Your task is to retype the lines between the line with "Recreate this image as a Python" and the line with "import plotly.graph_objects as go", inclusive. Copy no pictures and no other lines.
-------- Records supplied
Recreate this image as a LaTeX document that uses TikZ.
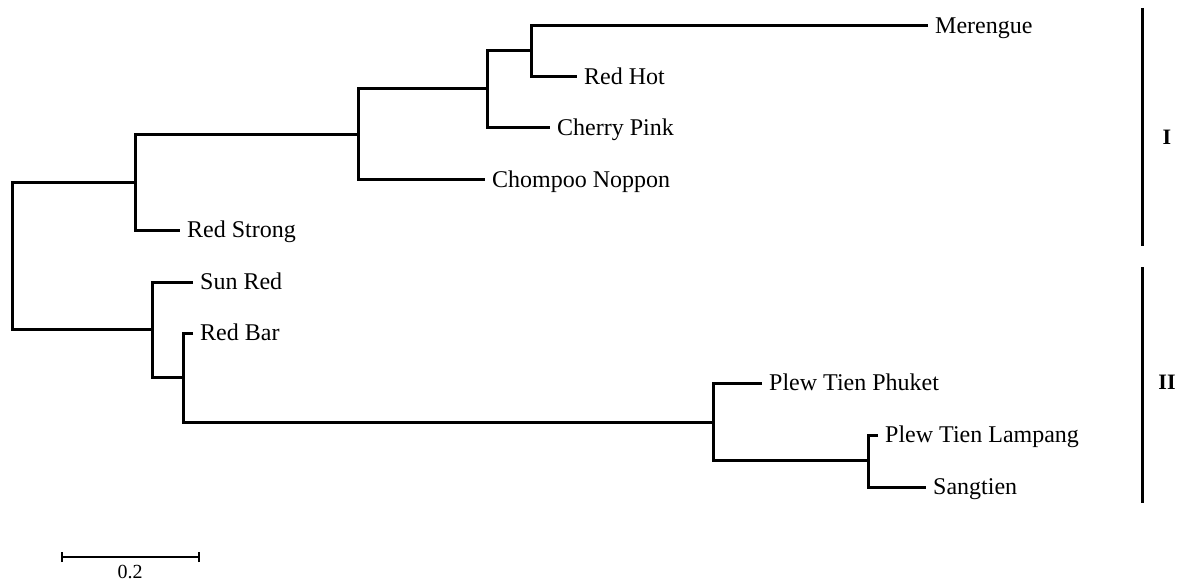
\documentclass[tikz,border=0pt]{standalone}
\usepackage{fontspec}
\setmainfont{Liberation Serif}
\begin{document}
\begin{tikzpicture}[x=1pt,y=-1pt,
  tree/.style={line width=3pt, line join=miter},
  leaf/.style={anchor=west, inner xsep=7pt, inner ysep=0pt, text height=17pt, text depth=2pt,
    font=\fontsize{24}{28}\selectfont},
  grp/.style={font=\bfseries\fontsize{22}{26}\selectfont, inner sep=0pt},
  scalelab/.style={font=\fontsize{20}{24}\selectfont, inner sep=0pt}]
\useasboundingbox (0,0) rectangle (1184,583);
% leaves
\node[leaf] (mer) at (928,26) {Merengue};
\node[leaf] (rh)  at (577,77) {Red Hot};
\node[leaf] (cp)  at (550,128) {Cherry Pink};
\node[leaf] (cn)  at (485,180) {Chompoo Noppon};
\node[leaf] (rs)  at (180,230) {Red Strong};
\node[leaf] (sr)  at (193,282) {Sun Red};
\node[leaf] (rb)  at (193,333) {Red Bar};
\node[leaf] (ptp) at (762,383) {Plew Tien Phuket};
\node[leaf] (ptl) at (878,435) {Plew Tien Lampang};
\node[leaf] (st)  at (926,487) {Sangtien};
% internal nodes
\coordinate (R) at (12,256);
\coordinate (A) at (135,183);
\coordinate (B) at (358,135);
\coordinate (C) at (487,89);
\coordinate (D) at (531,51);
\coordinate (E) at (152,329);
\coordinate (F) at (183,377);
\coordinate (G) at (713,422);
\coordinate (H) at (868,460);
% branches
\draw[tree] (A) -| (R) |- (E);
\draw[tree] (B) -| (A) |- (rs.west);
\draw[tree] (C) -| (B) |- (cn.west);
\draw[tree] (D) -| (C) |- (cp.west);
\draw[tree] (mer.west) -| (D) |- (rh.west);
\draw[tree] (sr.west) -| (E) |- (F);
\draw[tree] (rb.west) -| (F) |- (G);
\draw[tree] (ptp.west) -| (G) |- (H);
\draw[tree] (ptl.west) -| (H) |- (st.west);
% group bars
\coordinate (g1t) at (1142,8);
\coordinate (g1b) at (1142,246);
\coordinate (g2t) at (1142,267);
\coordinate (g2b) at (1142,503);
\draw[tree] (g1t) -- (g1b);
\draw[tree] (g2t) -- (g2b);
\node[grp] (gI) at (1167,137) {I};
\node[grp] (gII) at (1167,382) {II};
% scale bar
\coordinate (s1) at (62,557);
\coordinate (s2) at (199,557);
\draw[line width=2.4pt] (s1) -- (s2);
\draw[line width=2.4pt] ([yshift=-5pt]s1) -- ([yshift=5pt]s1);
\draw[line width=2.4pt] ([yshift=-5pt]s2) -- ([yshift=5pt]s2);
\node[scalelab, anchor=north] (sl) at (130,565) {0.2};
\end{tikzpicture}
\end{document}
----------------
-------- Records supplied
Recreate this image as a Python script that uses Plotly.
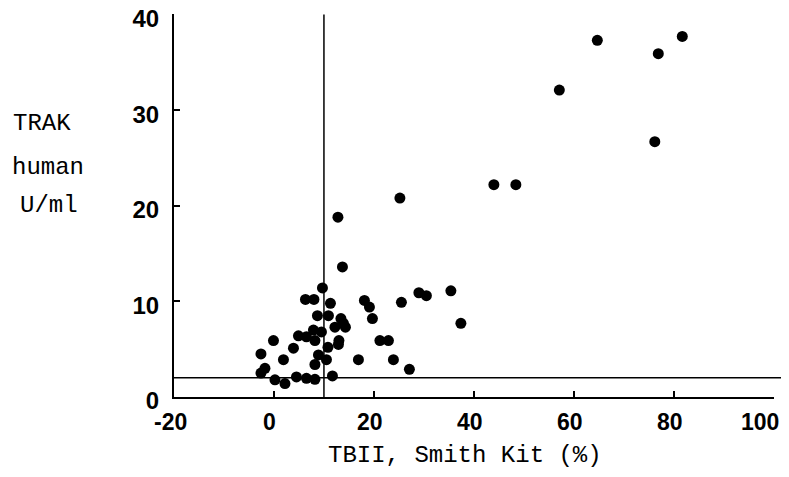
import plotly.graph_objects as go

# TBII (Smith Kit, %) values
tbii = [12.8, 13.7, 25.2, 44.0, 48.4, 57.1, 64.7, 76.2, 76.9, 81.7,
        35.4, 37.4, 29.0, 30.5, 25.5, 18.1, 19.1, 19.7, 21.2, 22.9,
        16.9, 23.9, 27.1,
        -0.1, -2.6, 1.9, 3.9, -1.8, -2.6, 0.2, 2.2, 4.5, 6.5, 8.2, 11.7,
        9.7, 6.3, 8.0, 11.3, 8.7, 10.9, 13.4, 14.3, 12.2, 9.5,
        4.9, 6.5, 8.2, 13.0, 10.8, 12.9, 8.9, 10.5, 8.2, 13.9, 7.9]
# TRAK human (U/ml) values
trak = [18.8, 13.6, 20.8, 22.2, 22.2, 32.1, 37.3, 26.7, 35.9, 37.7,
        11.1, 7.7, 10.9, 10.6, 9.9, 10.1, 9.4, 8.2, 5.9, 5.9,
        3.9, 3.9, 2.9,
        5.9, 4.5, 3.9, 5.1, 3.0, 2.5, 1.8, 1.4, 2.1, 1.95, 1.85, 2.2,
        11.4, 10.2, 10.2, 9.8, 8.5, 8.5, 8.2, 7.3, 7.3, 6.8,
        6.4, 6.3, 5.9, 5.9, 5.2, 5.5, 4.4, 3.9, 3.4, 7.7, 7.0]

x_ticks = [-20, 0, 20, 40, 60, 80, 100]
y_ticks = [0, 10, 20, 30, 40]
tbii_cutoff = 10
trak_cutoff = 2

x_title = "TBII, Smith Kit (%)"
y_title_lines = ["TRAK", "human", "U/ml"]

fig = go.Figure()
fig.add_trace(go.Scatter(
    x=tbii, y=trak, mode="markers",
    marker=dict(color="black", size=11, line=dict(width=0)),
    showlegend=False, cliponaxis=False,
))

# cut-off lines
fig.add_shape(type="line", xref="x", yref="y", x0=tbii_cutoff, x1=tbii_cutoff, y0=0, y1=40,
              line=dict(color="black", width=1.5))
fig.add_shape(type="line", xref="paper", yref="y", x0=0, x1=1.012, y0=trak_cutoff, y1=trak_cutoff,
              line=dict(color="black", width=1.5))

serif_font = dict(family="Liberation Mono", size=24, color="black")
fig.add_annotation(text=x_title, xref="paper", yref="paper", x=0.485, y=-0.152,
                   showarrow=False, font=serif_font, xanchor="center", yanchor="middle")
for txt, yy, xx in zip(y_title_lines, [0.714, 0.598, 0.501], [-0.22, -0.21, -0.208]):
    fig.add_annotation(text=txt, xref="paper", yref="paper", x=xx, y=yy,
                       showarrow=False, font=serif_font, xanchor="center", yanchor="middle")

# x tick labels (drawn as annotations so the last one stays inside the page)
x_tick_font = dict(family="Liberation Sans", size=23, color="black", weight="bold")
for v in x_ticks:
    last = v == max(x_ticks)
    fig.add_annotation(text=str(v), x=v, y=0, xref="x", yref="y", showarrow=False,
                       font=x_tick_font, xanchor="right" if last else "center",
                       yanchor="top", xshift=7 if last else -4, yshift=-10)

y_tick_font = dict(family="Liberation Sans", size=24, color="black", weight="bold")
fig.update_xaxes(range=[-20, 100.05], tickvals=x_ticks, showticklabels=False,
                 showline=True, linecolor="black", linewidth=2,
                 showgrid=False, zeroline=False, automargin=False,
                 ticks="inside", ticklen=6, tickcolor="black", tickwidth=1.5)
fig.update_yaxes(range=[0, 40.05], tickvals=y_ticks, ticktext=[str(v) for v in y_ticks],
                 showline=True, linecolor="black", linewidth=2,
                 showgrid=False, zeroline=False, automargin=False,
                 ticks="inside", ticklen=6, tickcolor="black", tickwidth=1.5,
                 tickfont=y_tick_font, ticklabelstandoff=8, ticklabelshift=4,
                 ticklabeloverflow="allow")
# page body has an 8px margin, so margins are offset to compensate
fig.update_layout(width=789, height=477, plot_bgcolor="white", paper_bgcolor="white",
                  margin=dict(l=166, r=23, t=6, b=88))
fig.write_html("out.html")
----------------
-------- Records supplied
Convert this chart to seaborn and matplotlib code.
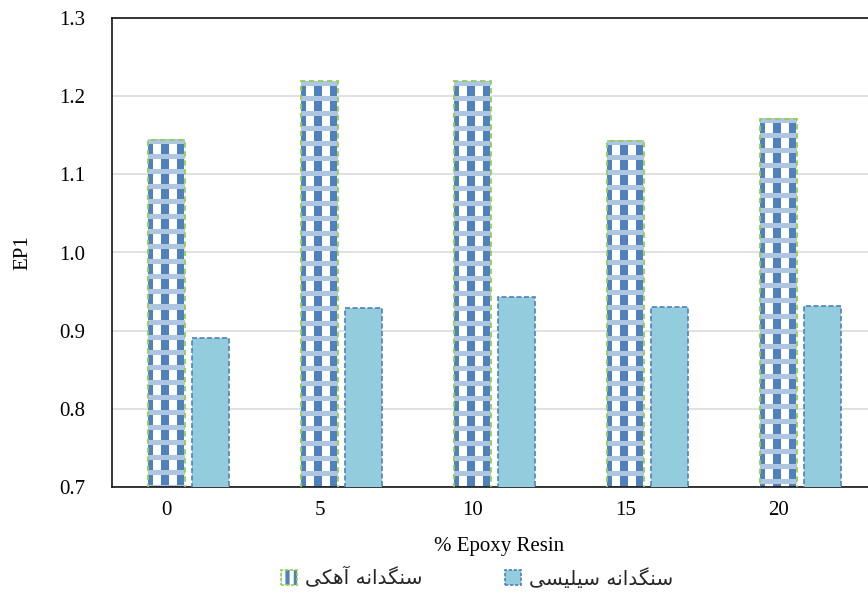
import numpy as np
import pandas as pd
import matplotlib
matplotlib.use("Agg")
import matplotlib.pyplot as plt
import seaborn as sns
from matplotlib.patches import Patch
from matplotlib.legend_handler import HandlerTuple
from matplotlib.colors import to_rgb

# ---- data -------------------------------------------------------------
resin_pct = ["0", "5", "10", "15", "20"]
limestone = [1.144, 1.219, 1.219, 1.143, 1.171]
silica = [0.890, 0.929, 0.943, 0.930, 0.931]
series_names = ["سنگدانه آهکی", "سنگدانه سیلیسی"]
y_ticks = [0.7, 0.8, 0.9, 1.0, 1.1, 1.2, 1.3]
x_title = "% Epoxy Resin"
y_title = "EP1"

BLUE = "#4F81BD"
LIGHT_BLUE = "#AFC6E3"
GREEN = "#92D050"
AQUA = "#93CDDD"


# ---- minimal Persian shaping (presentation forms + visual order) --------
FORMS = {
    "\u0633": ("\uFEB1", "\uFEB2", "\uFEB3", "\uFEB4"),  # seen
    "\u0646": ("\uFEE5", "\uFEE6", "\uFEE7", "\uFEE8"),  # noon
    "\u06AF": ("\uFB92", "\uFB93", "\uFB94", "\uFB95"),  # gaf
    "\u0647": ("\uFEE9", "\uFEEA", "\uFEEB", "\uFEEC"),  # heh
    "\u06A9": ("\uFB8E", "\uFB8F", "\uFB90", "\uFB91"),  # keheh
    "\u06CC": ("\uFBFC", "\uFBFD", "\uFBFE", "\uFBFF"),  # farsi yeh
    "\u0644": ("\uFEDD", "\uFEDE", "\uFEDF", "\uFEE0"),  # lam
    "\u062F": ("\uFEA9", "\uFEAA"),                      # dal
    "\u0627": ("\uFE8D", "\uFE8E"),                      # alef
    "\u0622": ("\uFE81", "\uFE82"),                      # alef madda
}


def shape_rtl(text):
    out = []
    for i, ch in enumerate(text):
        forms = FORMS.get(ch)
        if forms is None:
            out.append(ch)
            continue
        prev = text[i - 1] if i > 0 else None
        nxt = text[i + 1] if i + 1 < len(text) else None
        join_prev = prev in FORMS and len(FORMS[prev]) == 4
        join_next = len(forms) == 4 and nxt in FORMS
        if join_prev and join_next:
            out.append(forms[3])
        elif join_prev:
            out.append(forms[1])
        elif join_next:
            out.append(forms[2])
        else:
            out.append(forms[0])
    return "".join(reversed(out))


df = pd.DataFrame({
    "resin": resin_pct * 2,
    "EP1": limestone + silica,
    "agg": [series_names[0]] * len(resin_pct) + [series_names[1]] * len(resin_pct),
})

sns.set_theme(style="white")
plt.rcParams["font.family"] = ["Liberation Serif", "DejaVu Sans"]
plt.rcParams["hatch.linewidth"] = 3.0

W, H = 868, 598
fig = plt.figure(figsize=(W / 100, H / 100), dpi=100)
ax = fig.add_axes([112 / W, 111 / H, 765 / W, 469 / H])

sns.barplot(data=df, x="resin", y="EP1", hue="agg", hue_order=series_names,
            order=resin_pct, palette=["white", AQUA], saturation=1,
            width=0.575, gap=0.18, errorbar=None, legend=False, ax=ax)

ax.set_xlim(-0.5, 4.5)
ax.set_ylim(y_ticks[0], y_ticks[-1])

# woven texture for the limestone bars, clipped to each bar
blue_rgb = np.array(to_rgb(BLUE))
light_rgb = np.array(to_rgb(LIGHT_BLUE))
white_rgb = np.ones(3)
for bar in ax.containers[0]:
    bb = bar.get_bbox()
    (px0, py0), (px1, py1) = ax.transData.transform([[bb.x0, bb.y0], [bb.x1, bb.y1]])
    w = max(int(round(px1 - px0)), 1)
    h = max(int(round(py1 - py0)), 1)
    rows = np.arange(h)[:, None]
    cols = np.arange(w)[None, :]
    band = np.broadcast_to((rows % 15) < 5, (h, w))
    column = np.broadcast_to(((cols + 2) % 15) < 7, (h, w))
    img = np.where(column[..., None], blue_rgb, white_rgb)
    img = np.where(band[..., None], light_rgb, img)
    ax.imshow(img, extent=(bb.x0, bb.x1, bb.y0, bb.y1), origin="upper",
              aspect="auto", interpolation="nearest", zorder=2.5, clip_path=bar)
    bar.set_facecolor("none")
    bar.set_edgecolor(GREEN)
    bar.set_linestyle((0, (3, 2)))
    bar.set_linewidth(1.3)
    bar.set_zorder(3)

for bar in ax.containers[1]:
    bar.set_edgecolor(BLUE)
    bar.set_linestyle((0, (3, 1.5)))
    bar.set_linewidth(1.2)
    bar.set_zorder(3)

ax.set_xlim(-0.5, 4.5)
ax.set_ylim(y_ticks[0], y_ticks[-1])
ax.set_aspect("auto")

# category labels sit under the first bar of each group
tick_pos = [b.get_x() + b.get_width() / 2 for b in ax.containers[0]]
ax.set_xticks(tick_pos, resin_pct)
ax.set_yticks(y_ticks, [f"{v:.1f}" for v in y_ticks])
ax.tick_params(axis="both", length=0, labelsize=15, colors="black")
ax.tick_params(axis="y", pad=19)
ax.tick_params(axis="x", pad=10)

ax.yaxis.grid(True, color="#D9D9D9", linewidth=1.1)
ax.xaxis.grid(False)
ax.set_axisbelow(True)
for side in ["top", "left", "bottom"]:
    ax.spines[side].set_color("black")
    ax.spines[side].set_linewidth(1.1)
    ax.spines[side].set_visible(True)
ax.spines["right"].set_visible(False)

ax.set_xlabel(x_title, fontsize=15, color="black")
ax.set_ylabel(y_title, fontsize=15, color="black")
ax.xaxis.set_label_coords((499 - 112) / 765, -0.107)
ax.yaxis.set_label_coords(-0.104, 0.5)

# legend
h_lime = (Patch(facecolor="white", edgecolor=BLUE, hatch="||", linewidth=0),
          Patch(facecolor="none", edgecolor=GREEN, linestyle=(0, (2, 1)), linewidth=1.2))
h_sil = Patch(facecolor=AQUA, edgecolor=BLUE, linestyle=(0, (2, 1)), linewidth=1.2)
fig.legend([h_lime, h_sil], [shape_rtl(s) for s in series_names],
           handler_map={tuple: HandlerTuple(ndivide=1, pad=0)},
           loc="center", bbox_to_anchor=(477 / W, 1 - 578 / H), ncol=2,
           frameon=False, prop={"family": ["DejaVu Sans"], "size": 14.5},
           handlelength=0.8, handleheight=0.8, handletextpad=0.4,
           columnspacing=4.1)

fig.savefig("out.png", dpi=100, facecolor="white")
----------------
### [Solution to this task]
Recreate this image as a Python script that uses Plotly.
import plotly.graph_objects as go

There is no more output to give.